# TASK GOAL
Please output the lines shown below exactly as they appear.

# Stored data
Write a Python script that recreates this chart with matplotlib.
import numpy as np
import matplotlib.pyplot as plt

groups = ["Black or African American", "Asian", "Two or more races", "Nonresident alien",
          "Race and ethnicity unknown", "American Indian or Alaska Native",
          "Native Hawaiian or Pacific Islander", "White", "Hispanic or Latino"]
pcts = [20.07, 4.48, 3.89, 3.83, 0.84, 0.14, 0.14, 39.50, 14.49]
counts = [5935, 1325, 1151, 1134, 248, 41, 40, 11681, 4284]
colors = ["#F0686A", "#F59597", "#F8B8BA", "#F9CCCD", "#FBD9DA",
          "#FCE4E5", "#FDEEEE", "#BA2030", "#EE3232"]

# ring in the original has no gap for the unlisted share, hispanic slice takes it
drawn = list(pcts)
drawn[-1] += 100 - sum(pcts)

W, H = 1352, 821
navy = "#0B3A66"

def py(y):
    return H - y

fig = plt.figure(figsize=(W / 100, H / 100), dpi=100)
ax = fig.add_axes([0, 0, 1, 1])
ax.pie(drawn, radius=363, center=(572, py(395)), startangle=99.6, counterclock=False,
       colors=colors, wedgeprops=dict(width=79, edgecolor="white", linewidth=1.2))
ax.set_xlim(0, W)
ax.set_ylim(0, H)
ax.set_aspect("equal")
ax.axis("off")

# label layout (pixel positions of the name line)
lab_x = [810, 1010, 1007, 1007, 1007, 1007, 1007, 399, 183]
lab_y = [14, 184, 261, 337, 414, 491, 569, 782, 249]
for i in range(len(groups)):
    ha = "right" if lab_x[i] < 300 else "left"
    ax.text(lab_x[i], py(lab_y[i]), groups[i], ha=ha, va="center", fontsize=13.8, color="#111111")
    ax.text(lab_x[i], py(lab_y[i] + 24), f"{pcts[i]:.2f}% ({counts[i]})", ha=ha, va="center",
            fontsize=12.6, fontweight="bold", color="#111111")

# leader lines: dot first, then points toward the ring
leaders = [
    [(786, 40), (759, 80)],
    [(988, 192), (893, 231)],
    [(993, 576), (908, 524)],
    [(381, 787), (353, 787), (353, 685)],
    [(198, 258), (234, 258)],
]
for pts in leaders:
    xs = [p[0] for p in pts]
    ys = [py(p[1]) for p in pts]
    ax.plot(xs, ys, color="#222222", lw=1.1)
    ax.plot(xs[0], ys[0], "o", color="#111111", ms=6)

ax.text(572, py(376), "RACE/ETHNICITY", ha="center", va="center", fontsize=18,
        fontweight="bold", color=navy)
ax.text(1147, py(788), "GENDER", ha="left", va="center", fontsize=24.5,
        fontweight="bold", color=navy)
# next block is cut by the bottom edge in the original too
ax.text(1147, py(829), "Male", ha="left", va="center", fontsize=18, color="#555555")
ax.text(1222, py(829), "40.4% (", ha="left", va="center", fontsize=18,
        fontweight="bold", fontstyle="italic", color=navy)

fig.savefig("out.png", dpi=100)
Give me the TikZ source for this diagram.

# TASK RESULT
Write a Python script that recreates this chart with matplotlib.
import numpy as np
import matplotlib.pyplot as plt

groups = ["Black or African American", "Asian", "Two or more races", "Nonresident alien",
          "Race and ethnicity unknown", "American Indian or Alaska Native",
          "Native Hawaiian or Pacific Islander", "White", "Hispanic or Latino"]
pcts = [20.07, 4.48, 3.89, 3.83, 0.84, 0.14, 0.14, 39.50, 14.49]
counts = [5935, 1325, 1151, 1134, 248, 41, 40, 11681, 4284]
colors = ["#F0686A", "#F59597", "#F8B8BA", "#F9CCCD", "#FBD9DA",
          "#FCE4E5", "#FDEEEE", "#BA2030", "#EE3232"]

# ring in the original has no gap for the unlisted share, hispanic slice takes it
drawn = list(pcts)
drawn[-1] += 100 - sum(pcts)

W, H = 1352, 821
navy = "#0B3A66"

def py(y):
    return H - y

fig = plt.figure(figsize=(W / 100, H / 100), dpi=100)
ax = fig.add_axes([0, 0, 1, 1])
ax.pie(drawn, radius=363, center=(572, py(395)), startangle=99.6, counterclock=False,
       colors=colors, wedgeprops=dict(width=79, edgecolor="white", linewidth=1.2))
ax.set_xlim(0, W)
ax.set_ylim(0, H)
ax.set_aspect("equal")
ax.axis("off")

# label layout (pixel positions of the name line)
lab_x = [810, 1010, 1007, 1007, 1007, 1007, 1007, 399, 183]
lab_y = [14, 184, 261, 337, 414, 491, 569, 782, 249]
for i in range(len(groups)):
    ha = "right" if lab_x[i] < 300 else "left"
    ax.text(lab_x[i], py(lab_y[i]), groups[i], ha=ha, va="center", fontsize=13.8, color="#111111")
    ax.text(lab_x[i], py(lab_y[i] + 24), f"{pcts[i]:.2f}% ({counts[i]})", ha=ha, va="center",
            fontsize=12.6, fontweight="bold", color="#111111")

# leader lines: dot first, then points toward the ring
leaders = [
    [(786, 40), (759, 80)],
    [(988, 192), (893, 231)],
    [(993, 576), (908, 524)],
    [(381, 787), (353, 787), (353, 685)],
    [(198, 258), (234, 258)],
]
for pts in leaders:
    xs = [p[0] for p in pts]
    ys = [py(p[1]) for p in pts]
    ax.plot(xs, ys, color="#222222", lw=1.1)
    ax.plot(xs[0], ys[0], "o", color="#111111", ms=6)

ax.text(572, py(376), "RACE/ETHNICITY", ha="center", va="center", fontsize=18,
        fontweight="bold", color=navy)
ax.text(1147, py(788), "GENDER", ha="left", va="center", fontsize=24.5,
        fontweight="bold", color=navy)
# next block is cut by the bottom edge in the original too
ax.text(1147, py(829), "Male", ha="left", va="center", fontsize=18, color="#555555")
ax.text(1222, py(829), "40.4% (", ha="left", va="center", fontsize=18,
        fontweight="bold", fontstyle="italic", color=navy)

fig.savefig("out.png", dpi=100)
Give me the TikZ source for this diagram.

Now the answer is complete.